During an interview with HuffPost Live, former President Jimmy Carter admitted that he lacks courage in his convictions. While he admits to having a “longtime problem” with abortion, and doesn’t believe that “Jesus, for instance, would approve abortions,” Carter contends that his “oath of office was to obey the Constitution.”
“So I went along with that,” the Democratic president confessed.
In his now celebrated 1963 “Letter from a Birmingham Jail,” Martin Luther King, Jr. wrote:
One has not only a legal but a moral responsibility to obey just laws. Conversely, one has a moral responsibility to disobey unjust laws.
Similarly, the Declaration of Independence proclaimed that “whenever any Form of Government becomes destructive of these ends, it is the Right of the People to alter or to abolish it.”
Numerous great American patriots, philosophers, abolitionists and tax evaders have lived by the principles of civil disobedience in cases where their moral intuition demanded it. President Carter, however, was not one of them.
Carter, a devout Baptist, was president from 1977-1981, taking his oath of office just four years after the Supreme Court legalized abortion in the controversial Roe v. Wade decision. All these years later, the Democrat from Georgia admits that he struggled with the court ruling:
I have a hard time believing that Jesus, for instance, would approve abortions, unless it was because of rape or incest or if the mother’s life was in danger. So I have had that struggle.
Writing in her autobiography, the aptly titled Core Convictions, former Minnesota Rep. Michele Bachmann — who used to be a Democrat — remembered how Carter fooled everyone regarding abortion, writing:
Carter himself proved to be a [sic] waffle in the abortion issue, suggesting that he was pro-life to the pro-lifers and pro-choice to the pro-choicers — and yet the media, always Carter friendly, never nailed him on his hypocrisy. So in our naivete‚ we failed to realize that Carter was playing a duplicitous double game.
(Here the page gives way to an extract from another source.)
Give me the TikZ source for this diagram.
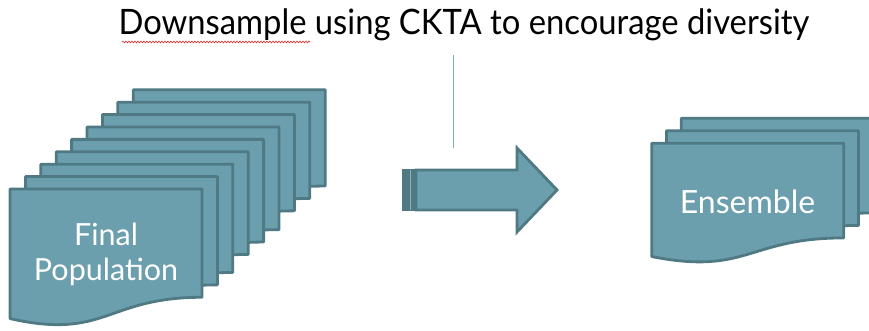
\documentclass[tikz,border=0pt]{standalone}
\usepackage{fontspec}
\setmainfont{Lato}
\usetikzlibrary{decorations.pathmorphing}

\definecolor{pagefill}{RGB}{107,159,174}
\definecolor{pageedge}{RGB}{79,121,131}
\definecolor{guideline}{RGB}{127,175,189}
\definecolor{spellred}{RGB}{220,40,40}

\tikzset{
  pagestyle/.style={fill=pagefill, draw=pageedge, line width=2.8pt, line join=round},
  arrowstyle/.style={fill=pagefill, draw=pageedge, line width=2.8pt, line join=miter},
  pagelabel/.style={text=white, font=\fontsize{30.5}{35}\selectfont, align=center},
  titlelabel/.style={text=black, font=\fontsize{35}{40}\selectfont, inner sep=0pt},
}

% one flowchart "document" page: top-left corner (#1,#2), width #3, height #4
\newcommand{\docpage}[4]{%
  \path[pagestyle] (#1,#2) -- ++(#3,0) -- ++(0,0.802*#4)
    .. controls ++(-0.5*#3,0) and (#1+0.5*#3,#2+1.12*#4) .. (#1,#2+0.96*#4) -- cycle;
}

\begin{document}
\begin{tikzpicture}[x=1pt,y=-1pt]
  \useasboundingbox (0,0) rectangle (869,331);
  \clip (0,0) rectangle (869,331);

  % title and the short guide line under it
  \node[titlelabel, anchor=base] (title) at (464,35)
    {\scalebox{0.936}[1]{Downsample using CKTA to encourage diversity}};
  \draw[spellred, line width=0.6pt, decorate,
        decoration={snake, amplitude=0.9pt, segment length=3pt}]
        (122,42) -- (310,42);
  \coordinate (guidetop) at (453.5,55);
  \coordinate (guidebot) at (453.5,148);
  \draw[guideline, line width=1.3pt] (guidetop) -- (guidebot);

  % stack of nine pages, drawn back to front
  \foreach \i in {8,7,...,0}{
    \pgfmathsetmacro{\px}{10+15.4*\i}
    \pgfmathsetmacro{\py}{189-12.4*\i}
    \pgfmathsetmacro{\ph}{\i<3 ? 135 : (\i<6 ? 128 : 120)}
    \docpage{\px}{\py}{192}{\ph}
  }
  \node[pagelabel] (final) at (106,254) {Final\\Population};

  % block arrow with its darker tail band
  \path[fill=pageedge] (402,169) rectangle (416,211);
  \draw[pagefill!80!white, line width=0.8pt] (410.5,170) -- (410.5,210);
  \path[arrowstyle] (416,170) -- (517,170) -- (517,148) -- (557,190)
    -- (517,232) -- (517,210) -- (416,210) -- cycle;

  % three-page stack on the right
  \docpage{681.3}{118.3}{192}{118}
  \docpage{666.5}{130.8}{192}{118}
  \docpage{651.7}{143.3}{192}{118}
  \node[pagelabel, font=\fontsize{32}{36}\selectfont] (ensemble) at (747.5,202) {Ensemble};
\end{tikzpicture}
\end{document}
Underneath the partisan facade, however, Carter said that he felt conflicted — morally opposed to abortion but constitutionally bound to support the court’s decision.
“I have had a problem with abortion. This has been a longtime problem of mine,” he explained. “My oath of office was to obey the Constitution and the laws of this country as interpreted by the Supreme Court, so I went along with that. But that’s been the only caveat.”
Tacitly supporting abortion
In his own autobiography, written in 2006, Carter explained that he “accepted [his] obligation to enforce the Roe v. Wade Supreme Court ruling, and at the same time attempted in every way possible to minimize the number of abortions.”
To illustrate his position, Carter said that he once answered protests regarding his refusal to support federal assistance for low-income women seeking abortions by replying that, “Life is often unfair.”
While Carter might not see eye-to-eye with progressives on abortion, he said that gay marriage is “no problem with me.” He believes that “everybody should have a right to get married regardless of their sex,” although he stopped short of supporting “the government being able to force a local church, congregation to perform gay marriages if they didn’t want to.”
Carter failed to take a stand against abortion when it mattered — during his presidency. As such, he will always be remembered for tacitly supporting it. Clarifying his position now is simply too little, too late.